══ DATA EXTRACT ══

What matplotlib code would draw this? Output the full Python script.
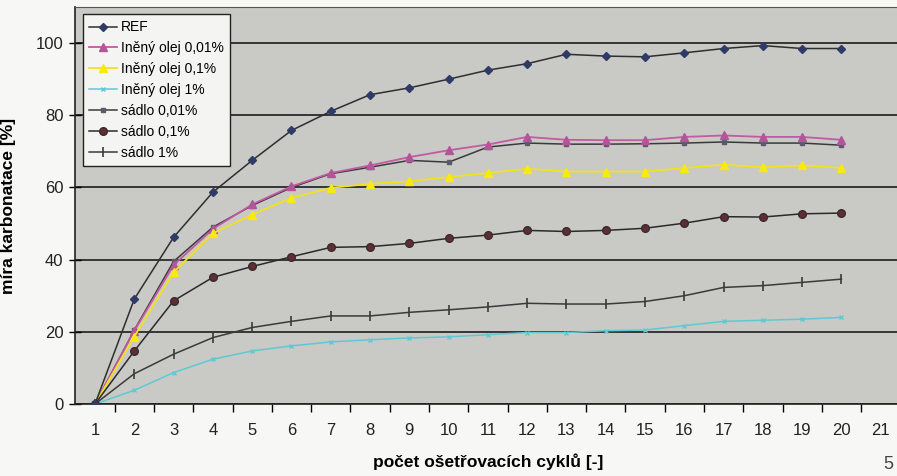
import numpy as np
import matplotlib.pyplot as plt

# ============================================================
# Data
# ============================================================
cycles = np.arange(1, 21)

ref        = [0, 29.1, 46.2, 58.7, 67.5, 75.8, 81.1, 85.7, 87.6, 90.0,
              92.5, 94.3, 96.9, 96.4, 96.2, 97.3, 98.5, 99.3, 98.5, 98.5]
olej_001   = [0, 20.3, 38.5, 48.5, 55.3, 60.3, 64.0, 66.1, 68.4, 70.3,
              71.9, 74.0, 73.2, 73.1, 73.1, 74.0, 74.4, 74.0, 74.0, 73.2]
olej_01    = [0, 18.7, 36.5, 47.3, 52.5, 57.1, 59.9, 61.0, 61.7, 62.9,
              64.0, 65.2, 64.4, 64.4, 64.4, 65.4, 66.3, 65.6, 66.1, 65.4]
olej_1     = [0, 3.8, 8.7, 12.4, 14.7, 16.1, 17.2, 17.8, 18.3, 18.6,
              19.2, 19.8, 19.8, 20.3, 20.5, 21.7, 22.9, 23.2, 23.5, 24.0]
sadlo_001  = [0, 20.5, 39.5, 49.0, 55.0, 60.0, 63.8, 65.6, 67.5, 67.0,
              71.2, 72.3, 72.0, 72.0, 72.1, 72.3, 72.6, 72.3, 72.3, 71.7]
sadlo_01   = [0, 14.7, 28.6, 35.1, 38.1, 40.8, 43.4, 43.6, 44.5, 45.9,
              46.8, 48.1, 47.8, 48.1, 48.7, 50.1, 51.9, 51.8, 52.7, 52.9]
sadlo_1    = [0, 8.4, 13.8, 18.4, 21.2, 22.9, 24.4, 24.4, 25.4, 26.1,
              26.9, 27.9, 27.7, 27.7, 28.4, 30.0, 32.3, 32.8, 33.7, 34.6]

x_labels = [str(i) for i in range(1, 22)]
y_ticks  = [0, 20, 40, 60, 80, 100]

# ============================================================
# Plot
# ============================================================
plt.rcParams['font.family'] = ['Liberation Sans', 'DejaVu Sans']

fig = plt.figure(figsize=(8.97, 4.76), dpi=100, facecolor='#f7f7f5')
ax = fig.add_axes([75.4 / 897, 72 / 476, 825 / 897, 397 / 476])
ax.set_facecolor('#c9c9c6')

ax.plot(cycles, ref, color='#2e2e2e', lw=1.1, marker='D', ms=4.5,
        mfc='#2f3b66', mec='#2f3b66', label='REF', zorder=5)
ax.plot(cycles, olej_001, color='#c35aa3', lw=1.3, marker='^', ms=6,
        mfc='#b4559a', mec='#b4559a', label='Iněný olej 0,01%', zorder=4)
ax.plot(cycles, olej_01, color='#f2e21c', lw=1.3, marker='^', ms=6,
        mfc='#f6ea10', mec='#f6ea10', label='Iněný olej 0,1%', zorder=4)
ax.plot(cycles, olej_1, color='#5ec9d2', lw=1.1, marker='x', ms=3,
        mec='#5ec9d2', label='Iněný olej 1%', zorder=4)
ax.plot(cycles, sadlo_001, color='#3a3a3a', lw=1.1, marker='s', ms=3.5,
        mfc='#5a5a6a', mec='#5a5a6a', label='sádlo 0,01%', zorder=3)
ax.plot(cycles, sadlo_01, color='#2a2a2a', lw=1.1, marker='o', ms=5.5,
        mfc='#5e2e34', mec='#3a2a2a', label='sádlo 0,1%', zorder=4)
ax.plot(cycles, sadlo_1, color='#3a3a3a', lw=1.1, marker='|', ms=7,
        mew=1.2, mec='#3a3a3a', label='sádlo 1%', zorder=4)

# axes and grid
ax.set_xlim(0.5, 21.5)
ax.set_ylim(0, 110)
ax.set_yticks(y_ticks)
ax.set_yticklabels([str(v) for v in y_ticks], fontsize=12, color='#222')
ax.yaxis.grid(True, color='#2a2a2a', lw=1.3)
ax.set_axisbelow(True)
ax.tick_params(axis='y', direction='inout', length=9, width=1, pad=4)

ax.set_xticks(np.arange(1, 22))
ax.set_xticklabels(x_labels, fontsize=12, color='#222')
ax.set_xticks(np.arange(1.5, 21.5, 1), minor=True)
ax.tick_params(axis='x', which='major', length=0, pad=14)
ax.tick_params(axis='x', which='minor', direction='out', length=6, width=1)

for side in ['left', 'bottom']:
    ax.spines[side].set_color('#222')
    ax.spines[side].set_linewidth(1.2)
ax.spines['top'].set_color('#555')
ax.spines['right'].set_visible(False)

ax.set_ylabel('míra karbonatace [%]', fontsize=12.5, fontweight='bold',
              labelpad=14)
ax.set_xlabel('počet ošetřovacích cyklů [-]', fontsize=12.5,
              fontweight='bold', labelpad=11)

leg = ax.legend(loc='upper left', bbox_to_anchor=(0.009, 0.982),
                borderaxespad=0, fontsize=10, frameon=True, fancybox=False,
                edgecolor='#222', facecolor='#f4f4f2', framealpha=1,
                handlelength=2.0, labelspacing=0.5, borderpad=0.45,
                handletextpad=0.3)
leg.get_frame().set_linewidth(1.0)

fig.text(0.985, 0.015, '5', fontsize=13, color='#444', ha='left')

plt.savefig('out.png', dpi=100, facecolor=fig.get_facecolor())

═══

Copy every line above word for word and exclude the pictures.

» COMPLETE RESPONSE:
What matplotlib code would draw this? Output the full Python script.
import numpy as np
import matplotlib.pyplot as plt

# ============================================================
# Data
# ============================================================
cycles = np.arange(1, 21)

ref        = [0, 29.1, 46.2, 58.7, 67.5, 75.8, 81.1, 85.7, 87.6, 90.0,
              92.5, 94.3, 96.9, 96.4, 96.2, 97.3, 98.5, 99.3, 98.5, 98.5]
olej_001   = [0, 20.3, 38.5, 48.5, 55.3, 60.3, 64.0, 66.1, 68.4, 70.3,
              71.9, 74.0, 73.2, 73.1, 73.1, 74.0, 74.4, 74.0, 74.0, 73.2]
olej_01    = [0, 18.7, 36.5, 47.3, 52.5, 57.1, 59.9, 61.0, 61.7, 62.9,
              64.0, 65.2, 64.4, 64.4, 64.4, 65.4, 66.3, 65.6, 66.1, 65.4]
olej_1     = [0, 3.8, 8.7, 12.4, 14.7, 16.1, 17.2, 17.8, 18.3, 18.6,
              19.2, 19.8, 19.8, 20.3, 20.5, 21.7, 22.9, 23.2, 23.5, 24.0]
sadlo_001  = [0, 20.5, 39.5, 49.0, 55.0, 60.0, 63.8, 65.6, 67.5, 67.0,
              71.2, 72.3, 72.0, 72.0, 72.1, 72.3, 72.6, 72.3, 72.3, 71.7]
sadlo_01   = [0, 14.7, 28.6, 35.1, 38.1, 40.8, 43.4, 43.6, 44.5, 45.9,
              46.8, 48.1, 47.8, 48.1, 48.7, 50.1, 51.9, 51.8, 52.7, 52.9]
sadlo_1    = [0, 8.4, 13.8, 18.4, 21.2, 22.9, 24.4, 24.4, 25.4, 26.1,
              26.9, 27.9, 27.7, 27.7, 28.4, 30.0, 32.3, 32.8, 33.7, 34.6]

x_labels = [str(i) for i in range(1, 22)]
y_ticks  = [0, 20, 40, 60, 80, 100]

# ============================================================
# Plot
# ============================================================
plt.rcParams['font.family'] = ['Liberation Sans', 'DejaVu Sans']

fig = plt.figure(figsize=(8.97, 4.76), dpi=100, facecolor='#f7f7f5')
ax = fig.add_axes([75.4 / 897, 72 / 476, 825 / 897, 397 / 476])
ax.set_facecolor('#c9c9c6')

ax.plot(cycles, ref, color='#2e2e2e', lw=1.1, marker='D', ms=4.5,
        mfc='#2f3b66', mec='#2f3b66', label='REF', zorder=5)
ax.plot(cycles, olej_001, color='#c35aa3', lw=1.3, marker='^', ms=6,
        mfc='#b4559a', mec='#b4559a', label='Iněný olej 0,01%', zorder=4)
ax.plot(cycles, olej_01, color='#f2e21c', lw=1.3, marker='^', ms=6,
        mfc='#f6ea10', mec='#f6ea10', label='Iněný olej 0,1%', zorder=4)
ax.plot(cycles, olej_1, color='#5ec9d2', lw=1.1, marker='x', ms=3,
        mec='#5ec9d2', label='Iněný olej 1%', zorder=4)
ax.plot(cycles, sadlo_001, color='#3a3a3a', lw=1.1, marker='s', ms=3.5,
        mfc='#5a5a6a', mec='#5a5a6a', label='sádlo 0,01%', zorder=3)
ax.plot(cycles, sadlo_01, color='#2a2a2a', lw=1.1, marker='o', ms=5.5,
        mfc='#5e2e34', mec='#3a2a2a', label='sádlo 0,1%', zorder=4)
ax.plot(cycles, sadlo_1, color='#3a3a3a', lw=1.1, marker='|', ms=7,
        mew=1.2, mec='#3a3a3a', label='sádlo 1%', zorder=4)

# axes and grid
ax.set_xlim(0.5, 21.5)
ax.set_ylim(0, 110)
ax.set_yticks(y_ticks)
ax.set_yticklabels([str(v) for v in y_ticks], fontsize=12, color='#222')
ax.yaxis.grid(True, color='#2a2a2a', lw=1.3)
ax.set_axisbelow(True)
ax.tick_params(axis='y', direction='inout', length=9, width=1, pad=4)

ax.set_xticks(np.arange(1, 22))
ax.set_xticklabels(x_labels, fontsize=12, color='#222')
ax.set_xticks(np.arange(1.5, 21.5, 1), minor=True)
ax.tick_params(axis='x', which='major', length=0, pad=14)
ax.tick_params(axis='x', which='minor', direction='out', length=6, width=1)

for side in ['left', 'bottom']:
    ax.spines[side].set_color('#222')
    ax.spines[side].set_linewidth(1.2)
ax.spines['top'].set_color('#555')
ax.spines['right'].set_visible(False)

ax.set_ylabel('míra karbonatace [%]', fontsize=12.5, fontweight='bold',
              labelpad=14)
ax.set_xlabel('počet ošetřovacích cyklů [-]', fontsize=12.5,
              fontweight='bold', labelpad=11)

leg = ax.legend(loc='upper left', bbox_to_anchor=(0.009, 0.982),
                borderaxespad=0, fontsize=10, frameon=True, fancybox=False,
                edgecolor='#222', facecolor='#f4f4f2', framealpha=1,
                handlelength=2.0, labelspacing=0.5, borderpad=0.45,
                handletextpad=0.3)
leg.get_frame().set_linewidth(1.0)

fig.text(0.985, 0.015, '5', fontsize=13, color='#444', ha='left')

plt.savefig('out.png', dpi=100, facecolor=fig.get_facecolor())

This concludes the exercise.